Karen communities urge the Karen National Union (KNU) to push the Burmese government to allow their native language to be taught in schools.
Community leaders and elders said Karen villages in the government control area want the right to teach their native language.
At a recent meeting in the KNU’s Mergui-Tavoy district, in Southern Burma, villager representatives encouraged its political leaders to negotiate with the regional Burmese government in Tanintharyi Division for children to be taught Karen language at schools.
The KNU Mergui-Tavoy District chairman P’doh Saw Beeler told Karen News.
“At the meeting the elders urged us [the KNU] to talk with the government to allow children to learn their native language. They also asked that children be allowed to wear Karen dress once a week. We will make a time to talk with the regional Burmese government to try to find a way to let it happen.”
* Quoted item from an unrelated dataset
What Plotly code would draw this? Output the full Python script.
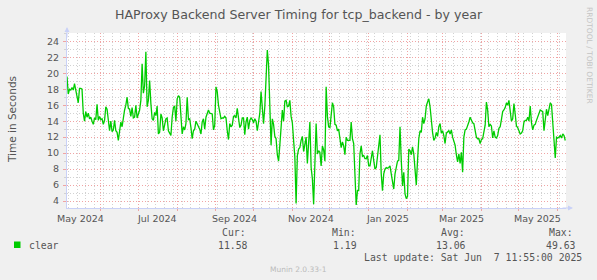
import pandas as pd
import plotly.graph_objects as go

# ---- data (daily values, starting 2024-05-05) ----
start_date = "2024-05-05"
end_date = "2025-06-07 14:00"

vals_may_jul = [19.6, 17.4, 18.0, 17.9, 18.2, 17.9, 18.7, 17.9, 17.5, 16.3,
                18.1, 18.1, 18.0, 15.0, 14.0, 15.2, 14.5, 15.0, 14.3, 14.5,
                14.0, 13.6, 14.4, 14.2, 16.1, 14.1, 14.6, 14.2, 14.3, 13.6,
                14.1, 15.8, 15.5, 14.0, 12.8, 14.0, 12.7, 12.9, 14.1, 12.8,
                12.6, 11.6, 12.6, 13.9, 13.3, 14.7, 15.4, 16.0, 17.0, 15.6,
                15.5, 14.6, 15.7, 14.4, 14.5, 16.0, 14.4, 14.9, 15.4, 16.6,
                21.2, 17.5, 18.4, 22.7]
vals_jul_sep = [15.8, 16.6, 19.1, 16.2, 14.3, 14.1, 15.1, 14.7, 15.9, 12.4,
                12.6, 14.9, 14.4, 12.8, 13.5, 14.3, 14.4, 12.8, 12.5, 12.2,
                14.5, 15.7, 15.9, 14.0, 16.8, 17.2, 17.0, 14.7, 12.4, 13.3,
                12.9, 13.7, 17.0, 14.2, 14.3, 13.2, 11.8, 12.8, 13.0, 14.0,
                13.7, 13.5, 13.0, 12.4, 13.9, 14.3, 13.0, 14.5, 15.0, 15.4,
                15.0, 14.9, 14.9, 12.9, 13.5, 18.3, 17.7, 16.0, 15.0, 14.3,
                14.4, 14.4, 14.6, 14.4, 12.8]
vals_sep_nov = [11.7, 13.7, 13.3, 13.5, 14.6, 14.7, 14.4, 15.6, 14.2, 13.2,
                13.5, 14.4, 14.4, 12.3, 13.9, 14.5, 13.0, 14.1, 14.4, 14.2,
                13.8, 14.3, 14.0, 12.8, 13.9, 15.0, 17.7, 16.0, 13.7, 15.8,
                19.8, 22.9, 21.0, 14.5, 11.0, 14.3, 13.6, 12.1, 11.8, 9.8,
                9.0, 11.0, 13.0, 15.4, 14.0, 16.5, 16.6, 15.8, 15.9, 16.6,
                14.6, 13.8, 11.6, 9.5, 3.7, 9.7, 10.5, 10.7, 11.6, 12.1,
                10.2, 11.3, 12.0, 8.7, 11.4, 13.9]
vals_nov_jan = [8.2, 6.8, 3.6, 8.6, 13.7, 9.9, 10.3, 10.1, 8.4, 10.9,
                10.4, 9.0, 18.3, 14.6, 13.3, 13.2, 15.4, 16.3, 15.8, 13.6,
                13.5, 12.8, 13.0, 11.6, 10.7, 11.4, 10.9, 9.8, 12.0, 11.6,
                11.6, 11.6, 13.9, 11.8, 11.2, 7.8, 3.5, 5.3, 5.3, 9.9,
                10.9, 9.6, 9.7, 9.3, 9.3, 9.7, 8.4, 8.4, 9.5, 10.3,
                9.1, 8.0, 8.2, 9.6, 10.5, 12.3, 7.4, 5.3, 7.4, 8.0,
                8.2, 8.1, 8.2, 8.4, 7.4, 6.1, 5.5]
vals_jan_apr = [7.4, 8.2, 9.0, 9.1, 13.3, 9.1, 5.9, 7.6, 4.9, 4.3,
                4.6, 10.5, 10.3, 9.8, 10.8, 9.9, 8.2, 6.0, 9.1, 11.8,
                12.8, 12.6, 14.5, 13.7, 14.3, 15.9, 16.4, 16.8, 15.8, 13.9,
                12.6, 11.6, 11.9, 12.6, 12.1, 13.3, 13.7, 12.5, 12.8, 12.2,
                11.2, 12.5, 12.6, 12.8, 12.4, 12.9, 12.0, 11.6, 11.0, 9.8,
                8.9, 9.9, 8.7, 10.1, 7.6, 12.0, 12.9, 13.0, 13.4, 13.9,
                14.5, 14.1, 13.8, 13.7, 12.8, 12.0]
vals_apr_jun = [11.8, 11.8, 11.2, 11.7, 11.8, 12.8, 13.5, 16.4, 15.4, 13.3,
                13.6, 13.4, 11.9, 12.8, 12.0, 11.9, 12.2, 13.1, 13.3, 14.2,
                15.2, 15.4, 15.7, 16.3, 16.0, 16.6, 15.4, 14.0, 14.3, 16.2,
                14.9, 13.4, 13.2, 12.8, 12.4, 12.5, 12.8, 13.9, 14.1, 14.1,
                14.5, 14.0, 15.9, 13.8, 12.9, 13.5, 13.6, 14.1, 14.5, 14.9,
                15.4, 15.3, 15.2, 12.8, 14.7, 15.5, 14.7, 15.8, 16.3, 16.1,
                13.5, 11.4, 9.4, 12.0, 11.9, 12.0, 12.2, 11.9, 12.4, 12.2,
                11.58]

label_months = ["2024-05-01", "2024-07-01", "2024-09-01", "2024-11-01",
                "2025-01-01", "2025-03-01", "2025-05-01"]
label_texts = ["May 2024", "Jul 2024", "Sep 2024", "Nov 2024",
               "Jan 2025", "Mar 2025", "May 2025"]
y_ticks = [4, 6, 8, 10, 12, 14, 16, 18, 20, 22, 24]

series_name = "clear"
stat_cur, stat_min, stat_avg, stat_max = "11.58", "1.19", "13.06", "49.63"

values = vals_may_jul + vals_jul_sep + vals_sep_nov + vals_nov_jan + vals_jan_apr + vals_apr_jun
dates = pd.date_range(start_date, periods=len(values), freq="D")

# ---- styling ----
W, H = 597, 280
L, R, T, B = 67, 31, 33, 72
PW, PH = W - L - R, H - T - B
BG = "#F0F0F0"
AXIS = "#C9D1F7"
MGRID = "#F0A4A4"
GRID = "#D2D2D2"
FONTC = "#555555"
SANS = "DejaVu Sans"
MONO = "DejaVu Sans Mono"


def px(xp):
    return (xp - L) / PW


def py(yp):
    return (T + PH - yp) / PH


month_starts = pd.date_range("2024-06-01", "2025-06-01", freq="MS")
week_starts = pd.date_range("2024-05-06", end_date, freq="7D")

fig = go.Figure()
fig.add_trace(go.Scatter(x=dates, y=values, mode="lines",
                         line=dict(color="#00CC00", width=1.3),
                         hoverinfo="skip", showlegend=False))

fig.update_layout(
    width=W, height=H,
    margin=dict(l=L, r=R, t=T, b=B, pad=0),
    paper_bgcolor=BG, plot_bgcolor="#FFFFFF",
    font=dict(family=SANS, color=FONTC, size=9.5),
    showlegend=False,
)

fig.update_xaxes(
    type="date", range=[start_date, end_date],
    tickmode="array", tickvals=month_starts, showticklabels=False,
    showgrid=True, gridcolor=MGRID, griddash="1px,2px", gridwidth=1,
    ticks="outside", ticklen=2, tickcolor=MGRID,
    minor=dict(tickmode="array", tickvals=week_starts, showgrid=True,
               gridcolor=GRID, griddash="1px,2px", gridwidth=1, ticks=""),
    showline=True, linecolor=AXIS, linewidth=1, zeroline=False,
)
fig.update_yaxes(
    range=[3.13, 25.04],
    tickmode="array", tickvals=y_ticks, ticktext=[str(v) for v in y_ticks],
    showgrid=True, gridcolor=MGRID, griddash="1px,2px", gridwidth=1,
    ticks="outside", ticklen=3, tickcolor=MGRID,
    ticklabelstandoff=2,
    tickfont=dict(family=SANS, size=9.5, color=FONTC),
    minor=dict(dtick=1, tick0=0, showgrid=True, gridcolor=GRID,
               griddash="1px,2px", gridwidth=1, ticks="outside", ticklen=2, tickcolor=GRID),
    showline=True, linecolor=AXIS, linewidth=1, zeroline=False,
)

ann = []
# month labels centred on each labelled month
for m, t in zip(label_months, label_texts):
    ann.append(dict(x=pd.Timestamp(m) + pd.Timedelta(days=15), y=0, xref="x", yref="paper",
                    text=t, showarrow=False, yanchor="top", yshift=-3,
                    font=dict(family=SANS, size=9.5, color=FONTC)))
# title
ann.append(dict(x=px(298.5), y=py(14), xref="paper", yref="paper", showarrow=False,
                text="HAProxy Backend Server Timing for tcp_backend - by year",
                font=dict(family=SANS, size=12.6, color=FONTC), xanchor="center", yanchor="middle"))
# y title
ann.append(dict(x=px(12), y=py(120), xref="paper", yref="paper", showarrow=False,
                text="Time in Seconds", textangle=-90,
                font=dict(family=SANS, size=10.5, color=FONTC), xanchor="center", yanchor="middle"))
# side credit
ann.append(dict(x=px(589), y=py(55), xref="paper", yref="paper", showarrow=False,
                text="RRDTOOL / TOBI OETIKER", textangle=90,
                font=dict(family=SANS, size=7.5, color="#C4C4C4"), xanchor="center", yanchor="middle"))
# legend rows
mono = dict(family=MONO, size=9.8, color=FONTC)
for xp, t in [(220, "Cur:"), (330, "Min:"), (438.5, "Avg:"), (547.4, "Max:")]:
    ann.append(dict(x=px(xp), y=py(232), xref="paper", yref="paper", showarrow=False,
                    text=t, font=mono, xanchor="left", yanchor="middle"))
ann.append(dict(x=px(26.6), y=py(245), xref="paper", yref="paper", showarrow=False,
                text=series_name, font=mono, xanchor="left", yanchor="middle"))
for xp, t in [(249.5, stat_cur), (358.6, stat_min), (468.2, stat_avg), (577.5, stat_max)]:
    ann.append(dict(x=px(xp), y=py(245), xref="paper", yref="paper", showarrow=False,
                    text=t, font=mono, xanchor="right", yanchor="middle"))
ann.append(dict(x=px(361.6), y=py(257.5), xref="paper", yref="paper", showarrow=False,
                text="Last update: Sat Jun  7 11:55:00 2025".replace("  ", "&nbsp; "),
                font=mono, xanchor="left", yanchor="middle"))
ann.append(dict(x=px(298.5), y=py(269), xref="paper", yref="paper", showarrow=False,
                text="Munin 2.0.33-1", font=dict(family=SANS, size=7.5, color="#BBBBBB"),
                xanchor="center", yanchor="middle"))
# axis arrows
ann.append(dict(x=px(573), y=0, xref="paper", yref="paper", ax=-12, ay=0, text="",
                showarrow=True, arrowhead=2, arrowsize=1, arrowwidth=1, arrowcolor=AXIS))
ann.append(dict(x=0, y=py(27), xref="paper", yref="paper", ax=0, ay=12, text="",
                showarrow=True, arrowhead=2, arrowsize=1, arrowwidth=1, arrowcolor=AXIS))
fig.update_layout(annotations=ann)

# legend swatch
fig.add_shape(type="rect", xref="paper", yref="paper",
              x0=px(14), x1=px(20.5), y0=py(248), y1=py(241.5),
              fillcolor="#00CC00", line=dict(width=0))

fig.write_html("out.html")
P’doh Saw Beeler said most Karen villages try to teach the Karen language, but it does not have the recognition of the government. Many villages fear that the government will take action against them if they don’t have official recognition.
The local Karen Education Department (KED) officials called on its central organisation to meet with government education officers as soon as possible to get permission for a number of banned activities to be allowed.
The local KED office wants the Karen flag to be flown at schools that are the under the joint control of the KED and the government, schools to be allowed to teach the Karen language within the school curriculum and that Karen student certificates of further education should be recognized.
KED chairman Pa Doh Saw Lah Say indicated that he did not expect to see changes to the education system made quickly.
“The current education situation is connected to the peace process, and implementation will need to go slowly, step by step”.